CS70 wrote:The difficulty with these things is that it's easy to overgeneralize - the devil is often in the the details (i.e. the context of usage).
Absolutely. Complaining about (or praising) MP3 is meaningless without also specifying the bit-rate (and to a lesser extent, the coding scheme) being used. The different coder designs aren't all equal either (see below), so you really should identify the specific coder being used, too.
High bit-rate MP3s are very hard to distinguish from the linear PCM source, by design. The proportion of people that can reliably detect artefacts is intentionally -- and demonstrably -- very, very small. The peer-reviewed research has been done and confirmed.
Conversely, low bit-rate MP3s tend to have more obvious artefacts that many will hear quite easily -- although a lot depends on the nature of the source material and how well it can mask the coding artefacts. A well-recorded talking book (single male speech) recording, for example, encoded at 128kbps may well sound perfectly acceptable and artefact-free, whereas a dynamic orchestral concerto at the same rate will probably sound pretty poor to many people.
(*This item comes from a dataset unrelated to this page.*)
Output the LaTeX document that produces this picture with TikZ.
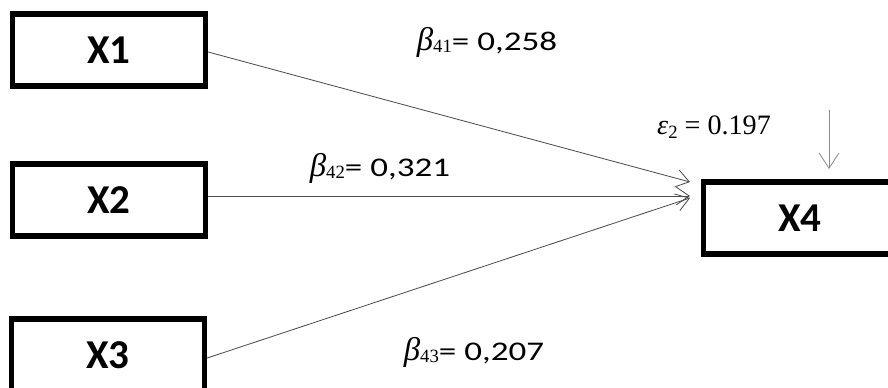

Sure, the science is based on certain assumptions but these assumptions (and the corresponding algorithms) have been tested, verified and adapted several times over years before the format was finalized.
The really clever aspect to the MPEG codecs is that the specification only defines the way the replay decoder works. That intentionally leaves the door open to continual development of the encoders, so that as the understanding of the human auditory model improves, masking decisions determining which parts of the audio content are 'irrelevant information' and are therefore discarded, can be further optimised. All the encoder has to do is comply with the output data formatting expected by the receiving decoder. So different coder designers can make different decisions and prioritise different aspects in their algorithms.
And that's why certain people can hear stuff and other don't.
It's the familiar Gaussian or normal distribution model. The vast majority of people's hearing acuity sits in the middle of the curve. As you move out towards those with better or poorer hearing than 'average' their number rapidly diminishes, but there will always be some who are significantly better or worse than the 'average'. I don't know the exact percentiles for the different MP3 bit-rates but, it is designed to work for most people, most of the time... and it does that very well.
After many years of adoption, it seems that with a good encoder, a 256/320kps bitrate is definitely good enough, and 128kps holds water in many cases for most people, as theorized. No surprise most people don't complain!